Evan Malik Bowie Third Place Winner in Grades 7 to 9
8th grade, 2 Rivers PCS – Nicole Clark (Teacher)
I was nine years old. My dad and my siblings dropped my mother off at work. Less than ten minutes later, we received a call. We returned to her job because the caller said my mom was headed to the hospital. She had fallen. My brother, my sister, and I began to cry. We didn’t know what was happening, but we knew that the ambulance outside was not good. Children were not allowed to go to the hospital, so my dad dropped my siblings and I off at my Nana’s.
An hour later, my dad returned and said, “she didn’t make it.” I knew right away that meant she had died, but I did not understand why. It was a Sunday morning, when she died and took a part of my heart with her. I was left feeling empty and vulnerable. Before that day, I didn’t even know my mother was sick. She had an enlarged heart that silently took her away from me.
The following week we did not go to school. Family members tried to distract my siblings and I from the hurt by taking us out to eat and roller skating. When I did return to school, everyone surrounded me and asked questions. They all wanted to know where I had been. I told them that my mom had died. My teacher, who had come to the funeral, gave me a big hug.
The whole school came together to support our family. They signed up to bring food to our home and set up a Go Fund Me page to raise money. My heart was filled with joy. I had no idea that so many people loved me and my family.

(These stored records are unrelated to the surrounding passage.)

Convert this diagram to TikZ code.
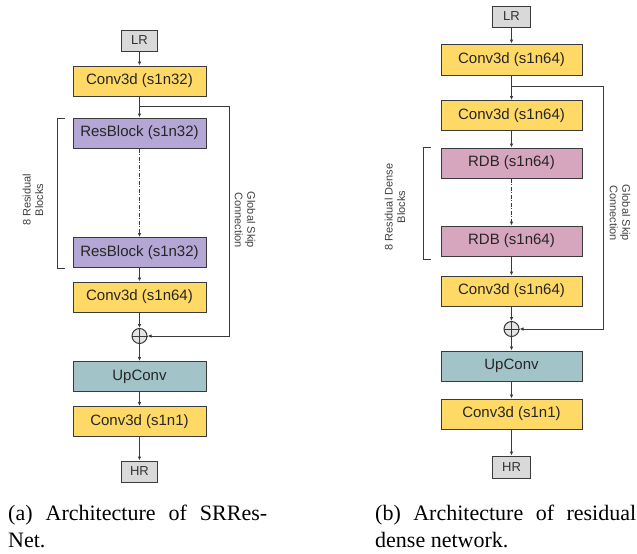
\documentclass[tikz,border=0pt]{standalone}
\usepackage{fontspec}
\setmainfont{Liberation Serif}
\newfontfamily\boxfont{Liberation Sans}
\usetikzlibrary{arrows.meta}
\definecolor{cyel}{HTML}{FFD966}
\definecolor{cpur}{HTML}{B4A7D6}
\definecolor{cpink}{HTML}{D5A6BD}
\definecolor{cteal}{HTML}{A2C4C9}
\definecolor{cgray}{HTML}{D9D9D9}
\definecolor{cline}{HTML}{3A3A3A}
\tikzset{
  blk/.style={draw=cline, line width=1pt, minimum height=30pt, inner sep=0pt, font=\boxfont\fontsize{15}{15}\selectfont, text=black!85},
  io/.style={draw=cline, fill=cgray, line width=1pt, minimum width=36pt, minimum height=21pt, inner sep=0pt, font=\boxfont\fontsize{13}{13}\selectfont, text=black!80},
  conn/.style={draw=cline, line width=1pt, -{Latex[length=4pt,width=3.5pt]}},
  plain/.style={draw=cline, line width=1pt},
  side/.style={font=\boxfont\fontsize{11}{12.5}\selectfont, align=center, text=black!75},
  captxt/.style={font=\fontsize{22}{26}\selectfont, anchor=base west, inner sep=0pt},
  addc/.style={draw=cline, fill=cgray!70, circle, minimum size=15pt, inner sep=0pt, line width=1pt},
}
\begin{document}
\begin{tikzpicture}[x=1pt,y=-1pt]
\useasboundingbox (0,0) rectangle (637,554);
% ---------------- (a) ----------------
\node[io] (aLR) at (139.5,40.5) {LR};
\node[blk, fill=cyel, minimum width=133pt] (aC1) at (139.5,81) {Conv3d (s1n32)};
\node[blk, fill=cpur, minimum width=133pt] (aR1) at (139.5,133) {ResBlock (s1n32)};
\node[blk, fill=cpur, minimum width=133pt] (aR2) at (139.5,252.5) {ResBlock (s1n32)};
\node[blk, fill=cyel, minimum width=133pt] (aC2) at (139.5,297) {Conv3d (s1n64)};
\node[addc] (aAdd) at (139.5,336) {};
\draw[plain] (aAdd.north) -- (aAdd.south) (aAdd.west) -- (aAdd.east);
\node[blk, fill=cteal, minimum width=133pt] (aUp) at (139.5,376.5) {UpConv};
\node[blk, fill=cyel, minimum width=133pt] (aC3) at (139.5,421.5) {Conv3d (s1n1)};
\node[io] (aHR) at (139.5,471.5) {HR};
\coordinate (aJ) at (139.5,106);
\coordinate (aS1) at (229,106);
\coordinate (aS2) at (229,336);
\draw[conn] (aLR) -- (aC1);
\draw[conn] (aC1) -- (aR1);
\draw[conn, dash pattern=on 4pt off 1.5pt on 1pt off 1.5pt] (aR1) -- (aR2);
\draw[conn] (aR2) -- (aC2);
\draw[conn] (aC2) -- (aAdd);
\draw[conn] (aAdd) -- (aUp);
\draw[conn] (aUp) -- (aC3);
\draw[conn] (aC3) -- (aHR);
\draw[conn] (aJ) -- (aS1) -- (aS2) -- (aAdd.east);
\coordinate (aB1) at (65,118);
\coordinate (aB2) at (65,268);
\draw[plain] (aB1) -- (57,118) -- (57,268) -- (aB2);
\node[side, rotate=90] (aL1) at (33,200) {8 Residual\\Blocks};
\node[side, rotate=-90] (aL2) at (245,220) {Global Skip\\Connection};
\node[captxt] (aCap1) at (8,520) {\makebox[259pt][s]{(a) Architecture of SRRes-}};
\node[captxt] (aCap2) at (8,547) {Net.};
% ---------------- (b) ----------------
\node[io, minimum width=38pt] (bLR) at (511.5,16.5) {LR};
\node[blk, fill=cyel, minimum width=141pt, minimum height=31pt] (bC1) at (511.5,59.5) {Conv3d (s1n64)};
\node[blk, fill=cyel, minimum width=141pt] (bC2) at (511.5,115.5) {Conv3d (s1n64)};
\node[blk, fill=cpink, minimum width=141pt] (bR1) at (511.5,163) {RDB (s1n64)};
\node[blk, fill=cpink, minimum width=141pt] (bR2) at (511.5,241) {RDB (s1n64)};
\node[blk, fill=cyel, minimum width=141pt] (bC3) at (511.5,291) {Conv3d (s1n64)};
\node[addc] (bAdd) at (511.5,329) {};
\draw[plain] (bAdd.north) -- (bAdd.south) (bAdd.west) -- (bAdd.east);
\node[blk, fill=cteal, minimum width=141pt] (bUp) at (511.5,366) {UpConv};
\node[blk, fill=cyel, minimum width=141pt] (bC4) at (511.5,414) {Conv3d (s1n1)};
\node[io, minimum width=38pt, minimum height=22pt] (bHR) at (511.5,467) {HR};
\coordinate (bJ) at (511.5,86);
\coordinate (bS1) at (603,86);
\coordinate (bS2) at (603,329);
\draw[conn] (bLR) -- (bC1);
\draw[conn] (bC1) -- (bC2);
\draw[conn] (bC2) -- (bR1);
\draw[conn, dash pattern=on 4pt off 1.5pt on 1pt off 1.5pt] (bR1) -- (bR2);
\draw[conn] (bR2) -- (bC3);
\draw[conn] (bC3) -- (bAdd);
\draw[conn] (bAdd) -- (bUp);
\draw[conn] (bUp) -- (bC4);
\draw[conn] (bC4) -- (bHR);
\draw[conn] (bJ) -- (bS1) -- (bS2) -- (bAdd.east);
\coordinate (bB1) at (431,147);
\coordinate (bB2) at (431,259);
\draw[plain] (bB1) -- (423,147) -- (423,259) -- (bB2);
\node[side, rotate=90] (bL1) at (395,207) {8 Residual Dense\\Blocks};
\node[side, rotate=-90] (bL2) at (620,213) {Global Skip\\Connection};
\node[captxt] (bCap1) at (375,520) {\makebox[261pt][s]{(b) Architecture of residual}};
\node[captxt] (bCap2) at (375,547) {dense network.};
\end{tikzpicture}
\end{document}
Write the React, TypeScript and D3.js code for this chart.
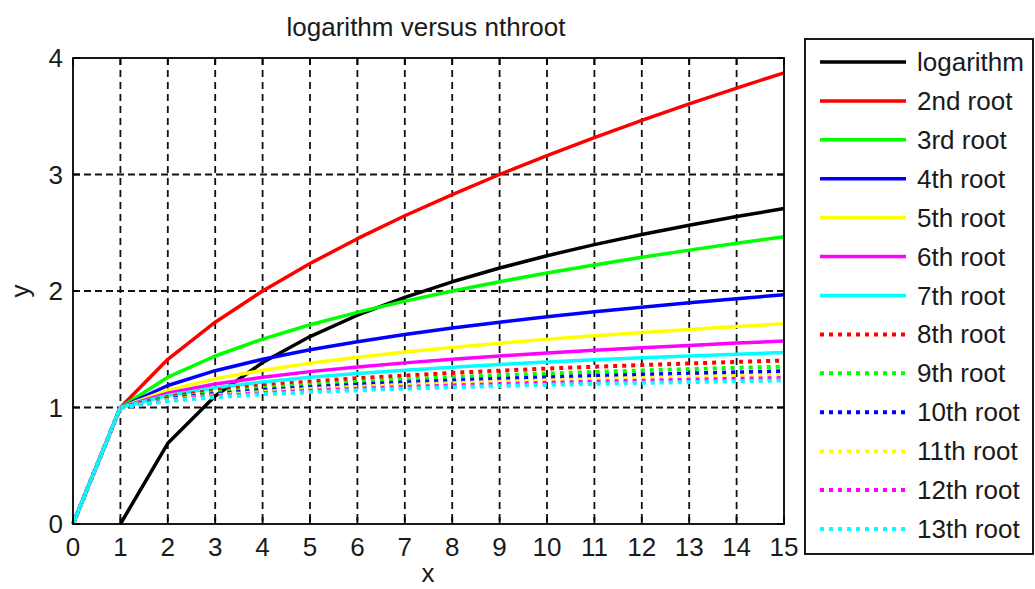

Every Saturday, we went to grief counseling to help us recover from the loss. It was group counseling. Other families who lost loved ones joined us and together we read, drew pictures, and shared how we felt. It was good to share with other people who had experienced something similar.
Heart disease is the leading cause of death for women in the United States. Of African American women 20 and over, 49% have heart disease. Many African American women don’t know that they have heart disease until their heart actually stops working. Like my mom, they leave behind a family full of loved ones who never got to say goodbye.
I want to help the community by bringing more attention to this silent killer. Women’s health, especially black women’s health, is often ignored because women are caring for everyone else instead of themselves. I want to make sure women get the same healthcare as men and that women know that they are at risk.
I would like black women with heart disease to know they have it and go to the doctor to get help before it’s too late. I would like to see more people stand up for women’s health. Lastly, I would like for people reading this essay to share with their community the devastation that untreated heart disease leaves behind.